Block Knowledge, a Kansas City based non-profit serving and uplifting the underestimated tech founder, came into existence due in part to these statistics. When Block Knowledge founder and CEO, Quest Moffat, kept seeing the same statistics and low percentages over and over again in regard to female founders and founders of color, he knew something had to be done.
“Being a black founder myself, I read all of these articles citing the low statistics around how much VC funding was distributed in minority communities.” Quest says, “It was disturbing to me.”
Across Kansas City, there are a number of organizations and collectives dedicated to enhancing and empowering the entrepreneurial spirit in folks across the metropolitan area. However, when looked at through an equity and inclusion lens, these organizations serve a very small portion of the population.

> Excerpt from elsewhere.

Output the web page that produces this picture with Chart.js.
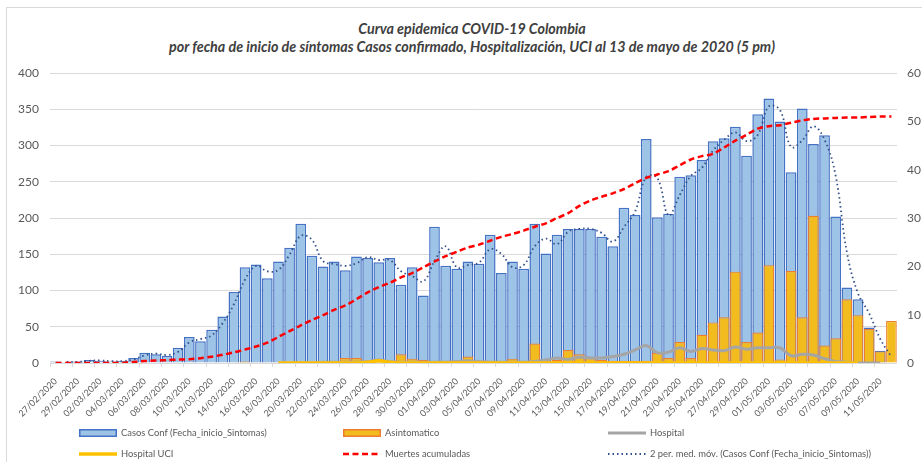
<!DOCTYPE html>
<html lang="es">
<head>
<meta charset="UTF-8">
<title>Curva epidemica COVID-19 Colombia</title>
<script src="https://cdn.jsdelivr.net/npm/chart.js@4"></script>
<style>
  body { margin: 0; background: #fff; }
  #wrap { position: relative; width: 922px; height: 462px; overflow: hidden; font-family: Lato, "Open Sans", sans-serif; }
  #frame { position: absolute; left: 6px; top: 7px; width: 940px; height: 470px; border: 1px solid #d9d9d9; }
  #title { position: absolute; left: 0; width: 944px; top: 20px; text-align: center; font-weight: bold; font-style: italic; font-size: 14.3px; line-height: 18px; color: #404040; }
  #chart { position: absolute; left: 0; top: 0; }
  .lg { position: absolute; font-size: 9.4px; color: #595959; white-space: nowrap; display: flex; align-items: center; }
  .lg svg { margin-right: 4px; }
</style>
</head>
<body>
<div id="wrap">
  <div id="frame"></div>
  <div id="title">Curva epidemica COVID-19 Colombia<br>por fecha de inicio de síntomas Casos confirmado, Hospitalización, UCI al 13 de mayo de 2020 (5 pm)</div>
  <canvas id="chart" width="922" height="462"></canvas>
  <div id="legend"></div>
</div>

<script>
  const fechas = [
    '27/02/2020','28/02/2020','29/02/2020',
    '01/03/2020','02/03/2020','03/03/2020','04/03/2020','05/03/2020','06/03/2020','07/03/2020','08/03/2020','09/03/2020','10/03/2020',
    '11/03/2020','12/03/2020','13/03/2020','14/03/2020','15/03/2020','16/03/2020','17/03/2020','18/03/2020','19/03/2020','20/03/2020',
    '21/03/2020','22/03/2020','23/03/2020','24/03/2020','25/03/2020','26/03/2020','27/03/2020','28/03/2020','29/03/2020','30/03/2020','31/03/2020',
    '01/04/2020','02/04/2020','03/04/2020','04/04/2020','05/04/2020','06/04/2020','07/04/2020','08/04/2020','09/04/2020','10/04/2020',
    '11/04/2020','12/04/2020','13/04/2020','14/04/2020','15/04/2020','16/04/2020','17/04/2020','18/04/2020','19/04/2020','20/04/2020',
    '21/04/2020','22/04/2020','23/04/2020','24/04/2020','25/04/2020','26/04/2020','27/04/2020','28/04/2020','29/04/2020','30/04/2020',
    '01/05/2020','02/05/2020','03/05/2020','04/05/2020','05/05/2020','06/05/2020','07/05/2020','08/05/2020','09/05/2020','10/05/2020',
    '11/05/2020','12/05/2020'
  ];

  // casos confirmados por fecha de inicio de sintomas
  const casosConf = [
    2, 1, 2, 4, 3, 2, 3, 7, 14, 12,
    10, 21, 36, 30, 46, 64, 98, 132, 136, 117,
    140, 159, 192, 148, 133, 140, 128, 147, 145, 139,
    145, 108, 132, 93, 188, 134, 130, 140, 137, 177,
    124, 140, 130, 192, 151, 177, 185, 185, 185, 174,
    161, 214, 204, 309, 201, 206, 257, 259, 280, 306,
    310, 326, 286, 343, 365, 333, 263, 351, 302, 314,
    202, 104, 88, 49, 17, 0
  ];

  const asintomatico = [
    0, 0, 0, 0, 0, 0, 0, 0, 0, 0,
    0, 0, 0, 0, 0, 0, 1, 2, 1, 1,
    1, 1, 2, 1, 1, 2, 7, 7, 2, 3,
    2, 12, 6, 4, 2, 2, 2, 9, 2, 2,
    2, 6, 2, 27, 3, 4, 18, 12, 7, 4,
    3, 3, 3, 3, 14, 7, 29, 7, 39, 56,
    63, 126, 29, 42, 135, 5, 127, 63, 203, 24,
    34, 88, 66, 47, 16, 58
  ];

  const hospital = [
    null, null, null, null, null, null, null, null, null, null,
    null, null, null, null, null, null, null, null, null, null,
    0, 0, 0, 0, 1, 1, 1, 1, 2, 4,
    2, 1, 1, 1, 1, 1, 2, 3, 2, 1,
    1, 1, 1, 2, 4, 7, 5, 8, 7, 7,
    9, 12, 18, 24, 14, 15, 21, 16, 20, 18,
    17, 22, 19, 21, 21, 21, 10, 12, 11, 6,
    2, 1, 0, 0, 0, null
  ];

  const hospitalUci = [
    null, null, null, null, null, null, null, null, null, null,
    null, null, null, null, null, null, null, null, null, null,
    0, 0, 0, 0, 0, 0, 0, 0, 1, 3,
    1, 0, 0, 0, 0, 0, 0, 0, 0, 0,
    0, 0, 0, 0, 0, 0, 0, 0, 0, 0,
    0, 0, 0, 0, 0, 0, 0, 0, 0, 0,
    0, 0, 0, 0, 0, 0, 0, 0, 0, 0,
    0, 0, 0, null, null, null
  ];

  // eje derecho
  const muertesAcum = [
    0, 0, 0, 0, 0, 0, 0, 0.2, 0.4, 0.5,
    0.6, 0.7, 0.8, 1.0, 1.3, 1.7, 2.2, 2.8, 3.4, 4.2,
    5.4, 6.6, 7.8, 8.9, 9.9, 11, 11.9, 13.2, 14.6, 15.7,
    16.6, 17.7, 18.6, 19.8, 21, 22.1, 23, 23.9, 24.5, 25.3,
    26.1, 26.7, 27.4, 28.2, 28.9, 30, 31, 32.5, 33.6, 34.4,
    35.1, 36, 37.2, 38.3, 39, 39.7, 40.9, 42.1, 42.8, 43.3,
    44.6, 46, 47.2, 48.5, 49, 49.2, 49.7, 50.2, 50.5, 50.6,
    50.7, 50.8, 50.8, 50.9, 51, 51
  ];

  // 2 per. med. mov.
  const mediaMovil = [
    null, 1.5, 1.5, 3, 3.5, 2.5, 2.5, 5, 10.5, 13,
    11, 15.5, 28.5, 33, 38, 55, 81, 115, 134, 126.5,
    128.5, 149.5, 175.5, 170, 140.5, 136.5, 134, 137.5, 146, 142,
    142, 126.5, 120, 112.5, 140.5, 161, 132, 135, 138.5, 157,
    150.5, 132, 135, 161, 171.5, 164, 181, 185, 185, 179.5,
    167.5, 187.5, 209, 256.5, 255, 203.5, 231.5, 258, 269.5, 293,
    308, 318, 306, 314.5, 354, 349, 298, 307, 326.5, 308,
    258, 153, 96, 68.5, 33, 8.5
  ];

  const nombres = [
    'Casos Conf (Fecha_inicio_Sintomas)', 'Asintomatico', 'Hospital',
    'Hospital UCI', 'Muertes acumuladas', '2 per. med. móv. (Casos Conf (Fecha_inicio_Sintomas))'
  ];

  const ticksIzq = [0, 50, 100, 150, 200, 250, 300, 350, 400];
  const ticksDer = [0, 10, 20, 30, 40, 50, 60];

  const gris = '#595959';

  new Chart(document.getElementById('chart'), {
    data: {
      labels: fechas,
      datasets: [
        { type: 'line', label: nombres[4], data: muertesAcum, yAxisID: 'y1', order: 0,
          borderColor: '#ff0000', borderWidth: 2.5, borderDash: [6, 3.5], pointRadius: 0, tension: 0.3, fill: false },
        { type: 'line', label: nombres[5], data: mediaMovil, yAxisID: 'y', order: 1,
          borderColor: '#34508a', borderWidth: 1.8, borderDash: [1.5, 3], pointRadius: 0, tension: 0.4, fill: false },
        { type: 'line', label: nombres[3], data: hospitalUci, yAxisID: 'y', order: 2,
          borderColor: '#ffc000', borderWidth: 3.5, pointRadius: 0, tension: 0.3, fill: false },
        { type: 'line', label: nombres[2], data: hospital, yAxisID: 'y', order: 3,
          borderColor: '#a5a5a5', borderWidth: 3, pointRadius: 0, tension: 0.35, fill: false },
        { type: 'bar', label: nombres[1], data: asintomatico, yAxisID: 'y', order: 5, grouped: false,
          backgroundColor: '#f2bc1e', borderColor: '#ed7d31', borderWidth: 1.2,
          categoryPercentage: 1, barPercentage: 0.96 },
        { type: 'bar', label: nombres[0], data: casosConf, yAxisID: 'y', order: 6, grouped: false,
          backgroundColor: '#9dc3e6', borderColor: '#4472c4', borderWidth: 1.5,
          categoryPercentage: 1, barPercentage: 0.96 }
      ]
    },
    options: {
      responsive: false,
      animation: false,
      devicePixelRatio: 1,
      layout: { padding: { top: 73, left: 0, right: 0, bottom: 0 } },
      plugins: { legend: { display: false }, title: { display: false }, tooltip: { enabled: false } },
      scales: {
        x: {
          grid: {
            display: true, drawOnChartArea: false, offset: true, tickLength: 4,
            color: c => (c.index % 2 === 0 ? '#d9d9d9' : 'rgba(0,0,0,0)')
          },
          border: { display: false },
          ticks: {
            autoSkip: false, minRotation: 45, maxRotation: 45, padding: 9,
            color: gris, font: { family: 'Lato', size: 9 },
            callback: (v, i) => i % 2 === 0 ? fechas[i] : ''
          },
          afterFit: s => { s.height = 462 - 363; }
        },
        y: {
          position: 'left', min: 0, max: 400,
          afterBuildTicks: s => { s.ticks = ticksIzq.map(v => ({ value: v })); },
          grid: { color: '#d9d9d9', lineWidth: 1, drawTicks: false },
          border: { display: false },
          ticks: { padding: 11, color: gris, font: { family: 'Lato', size: 12 } },
          afterFit: s => { s.width = 50; }
        },
        y1: {
          position: 'right', min: 0, max: 60,
          afterBuildTicks: s => { s.ticks = ticksDer.map(v => ({ value: v })); },
          grid: { display: false, drawTicks: false },
          border: { display: false },
          ticks: { padding: 10, color: gris, font: { family: 'Lato', size: 12 } },
          afterFit: s => { s.width = 25; }
        }
      }
    }
  });

  // leyenda abajo, tres columnas
  const simbolos = [
    '<svg width="38" height="8"><rect x="0.75" y="0.75" width="36.5" height="6.5" fill="#9dc3e6" stroke="#4472c4" stroke-width="1.5"/></svg>',
    '<svg width="38" height="8"><rect x="0.75" y="0.75" width="36.5" height="6.5" fill="#f2bc1e" stroke="#ed7d31" stroke-width="1.5"/></svg>',
    '<svg width="38" height="8"><line x1="0" y1="4" x2="38" y2="4" stroke="#a5a5a5" stroke-width="3"/></svg>',
    '<svg width="38" height="8"><line x1="0" y1="4" x2="38" y2="4" stroke="#ffc000" stroke-width="3.5"/></svg>',
    '<svg width="38" height="8"><line x1="0" y1="4" x2="38" y2="4" stroke="#ff0000" stroke-width="2.5" stroke-dasharray="6 3.5"/></svg>',
    '<svg width="38" height="8"><line x1="0" y1="4" x2="38" y2="4" stroke="#34508a" stroke-width="1.8" stroke-dasharray="1.5 3"/></svg>'
  ];
  const colX = [79, 343, 608];
  const filaY = [427, 448];
  const legend = document.getElementById('legend');
  nombres.forEach((n, i) => {
    const d = document.createElement('div');
    d.className = 'lg';
    d.style.left = colX[i % 3] + 'px';
    d.style.top = filaY[Math.floor(i / 3)] + 'px';
    d.innerHTML = simbolos[i] + '<span>' + n + '</span>';
    legend.appendChild(d);
  });
</script>
</body>
</html>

“I know a lot of these leaders, and I know these low diversity numbers aren’t intentional, but when I went into communities of color and asked founders from these communities if they knew about the resources offered by various organizations, a majority had never heard about them before”, says Quest.
The goal of Block Knowledge is to rebuild the “block”, that block being the communities that have for years been forgotten by the mainstream entrepreneurial community. Their goal isn’t to just help these communities find success, but to find comfort with failure, and have the resources and sense of community in place to catch them when those failures come. According to Quest, failure and the ability to fail is a necessary part of the entrepreneurial ecosystem.
Failure needs to happen, and it does suck, but it makes a person more robust. My philosophy is that failure comes in various levels, and if you break it down, failure is: 10% natural factors, 10% external factors that are out of your control, and only 80% you and your situation.
Therefore, the goal isn’t to eliminate failure entirely, but to de-risk your own potential to fail: have mentors to support you along the way, have a network and sense of community to vent to or rely on when things are going wrong, have access to resources such as education and training to help you learn what you don’t know. Unfortunately, these methods of de-risking are commonly not readily available for underestimated founders. This is where Block Knowledge comes in.
With a team of knowledgeable individuals available to provide support, workshops and trainings to help founders bridge the gaps in their own knowledge, and a strong network of mentors, partnerships, and community members, Block Knowledge provides access and opportunity to underestimated founders who may not know where to begin.
Block Knowledge isn’t necessarily looking for the typical founder. In Quest’s words, Block Knowledge looks to serve the “displaced individual”. Someone who has experienced failure before and is wanting to try again. Someone who has put their tech dreams on the back burner while they worked a full-time job to make ends meet. Someone with high potential that simply hasn’t had the opportunity to take the plunge on their idea.
Block Knowledge’s biggest goal right now is to create a sense of community across the Kansas City ecosystem, by building partnerships and relationships with other organizations serving entrepreneurs from different avenues. While Block Knowledge primarily serves founders in the tech industry, their network allows the organization to connect founders in other industries with the needed resources, such as local organizations supporting brick and mortar or restaurant entrepreneurs.
While there is a long road ahead of them, Block Knowledge hopes to contribute to changing the statistics facing underestimated female founders and founders of color. And they plan to do it block by block.